'Let's get one thing straight right up front: If you're going to call me a bitch, I'm going to take it as a compliment.'
Christine Quinn, the breakout star of Netflix's hit Selling Sunset, shows women how to unapologetically own their power in business and relationships to live the life they want.
Part prescriptive how-to, part manifesto, part tell-all, Christine Quinn's How to Be a Boss Bitch candidly covers sex and money, fashion and fame, gossip and gratitude, confidence and consciousness. Quinn has been called everything from "the most-talked-about woman on TV" to "the villain 2020 needed," and she isn't shy about any of the qualities that got her the success she has today: tenacity, confidence, and fearlessness, all while dressed in full glam and designer. By sharing details of her journey from high school dropout to self made millionaire, reality TV star, and fashion and beauty entrepreneur, Quinn gives her readers the tools to define their own Boss Bitch style and manifest their own success - without being held back by society's terms.

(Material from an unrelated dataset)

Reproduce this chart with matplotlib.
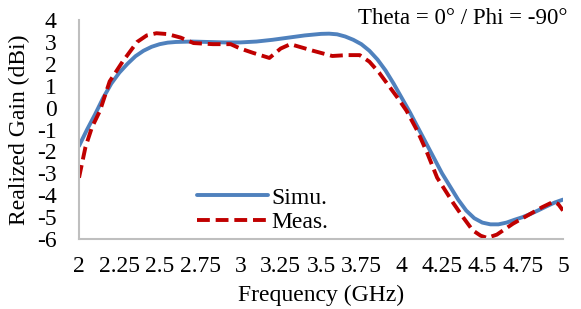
import matplotlib.pyplot as plt

# frequency (GHz) / realized gain (dBi)
simu_freq = [2.0, 2.05, 2.1, 2.15, 2.2, 2.25, 2.3, 2.35, 2.4, 2.45, 2.5, 2.55, 2.6, 2.7, 2.8,
             2.9, 3.0, 3.1, 3.2, 3.3, 3.4, 3.5, 3.55, 3.6, 3.65, 3.7, 3.75, 3.8, 3.85, 3.9,
             3.95, 4.0, 4.05, 4.1, 4.15, 4.2, 4.25, 4.3, 4.35, 4.4, 4.45, 4.5, 4.55, 4.6,
             4.65, 4.7, 4.75, 4.8, 4.85, 4.9, 4.95, 5.0]
simu_gain = [-1.75, -1.0, -0.3, 0.45, 1.1, 1.6, 2.0, 2.35, 2.6, 2.78, 2.9, 2.97, 3.0, 3.02, 3.0,
             2.98, 2.98, 3.02, 3.1, 3.2, 3.3, 3.37, 3.38, 3.35, 3.25, 3.1, 2.9, 2.6, 2.2, 1.7,
             1.1, 0.45, -0.2, -0.9, -1.6, -2.3, -3.0, -3.6, -4.2, -4.7, -5.05, -5.25, -5.33, -5.33,
             -5.25, -5.12, -5.0, -4.85, -4.68, -4.5, -4.33, -4.2]

meas_freq = [2.0, 2.04, 2.08, 2.13, 2.19, 2.27, 2.36, 2.42, 2.48, 2.55, 2.63, 2.71, 2.83, 2.94,
             3.0, 3.08, 3.18, 3.25, 3.31, 3.38, 3.45, 3.57, 3.66, 3.74, 3.8, 3.86, 3.91, 3.97,
             4.03, 4.1, 4.16, 4.22, 4.32, 4.38, 4.44, 4.49, 4.53, 4.59, 4.64, 4.69, 4.75, 4.81,
             4.87, 4.94, 4.97, 5.0]
meas_gain = [-3.2, -1.8, -0.9, -0.14, 1.2, 2.1, 3.0, 3.3, 3.4, 3.36, 3.2, 2.95, 2.9, 2.9,
             2.7, 2.5, 2.27, 2.7, 2.9, 2.75, 2.6, 2.36, 2.4, 2.4, 2.1, 1.6, 1.1, 0.5,
             -0.14, -1.1, -2.1, -3.2, -4.36, -5.0, -5.6, -5.85, -5.95, -5.8, -5.55, -5.3, -5.05, -4.8,
             -4.55, -4.3, -4.4, -4.7]

x_ticks = [2, 2.25, 2.5, 2.75, 3, 3.25, 3.5, 3.75, 4, 4.25, 4.5, 4.75, 5]
x_labels = ["2", "2.25", "2.5", "2.75", "3", "3.25", "3.5", "3.75", "4", "4.25", "4.5", "4.75", "5"]
y_ticks = list(range(-6, 5))

plt.rcParams['font.family'] = ['Liberation Serif', 'DejaVu Serif']
plt.rcParams['font.size'] = 17
plt.rcParams['axes.unicode_minus'] = False

fig = plt.figure(figsize=(5.81, 3.09), dpi=100)
ax = fig.add_axes([0.136, 0.2265, 0.833, 0.7085])

ax.plot(simu_freq, simu_gain, color='#4F81BD', linewidth=2.8, label='Simu.', solid_capstyle='round')
ax.plot(meas_freq, meas_gain, color='#C00000', linewidth=2.8, linestyle=(0, (3.3, 1.5)), label='Meas.')

ax.set_xlim(2, 5)
ax.set_ylim(-6, 4)
ax.set_xticks(x_ticks)
ax.set_xticklabels(x_labels)
ax.set_yticks(y_ticks)
ax.tick_params(length=0, labelsize=17)
ax.tick_params(axis='x', pad=12)
ax.tick_params(axis='y', pad=16)

for side in ['top', 'right']:
    ax.spines[side].set_visible(False)
for side in ['left', 'bottom']:
    ax.spines[side].set_color('#BFBFBF')
    ax.spines[side].set_linewidth(1.5)

ax.set_xlabel('Frequency (GHz)', labelpad=6)
ax.set_ylabel('Realized Gain (dBi)', labelpad=5)

ax.text(1.01, 1.005, 'Theta = 0° / Phi = -90°', transform=ax.transAxes, ha='right', va='center',
        fontsize=16.5)

ax.legend(loc='upper left', bbox_to_anchor=(0.225, 0.28), frameon=False, handlelength=3.0,
          handletextpad=0.15, labelspacing=0.12, borderaxespad=0)

fig.savefig('out.png', dpi=100)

From branding yourself with a signature style that reflects your unique strengths, to using your opponent's poison as your power, to learning the basics of a successful negotiation, to getting fired - and being ecstatic about it, How to Be a Boss Bitch is a modern guide to living a bold, authentic life.
Quinn, star of Netflix's Selling Sunset, reflects on her life as a real estate agent and encourages readers to upset expectations in this spirited if unoriginal debut. "This is a nothing-off-limits, in-your-face guide for how to break free of what you think is holding you back and finally own your life in all its eccentric, unique, passionate, and unedited glory," Quinn writes, imparting advice she's gained from acting, modeling, working in food service, and growing up Catholic in Texas. Quinn extols the benefits of "manifesting," urging readers to visualize or journal about what they want as a means of bringing about that outcome, and sets rules for dating ("never sacrifice what you value most," "protect your vagina like a boss") and professional life ("stop apologizing" at the office, "go the extra mile"). The guidance often comes across as trite and overly broad, though the chapter on managing finances includes a few worthwhile suggestions, such as "save a minimum of 20 percent" of every paycheck. Selling Sunset fans might enjoy this, but those not already in the author's camp would be best served elsewhere.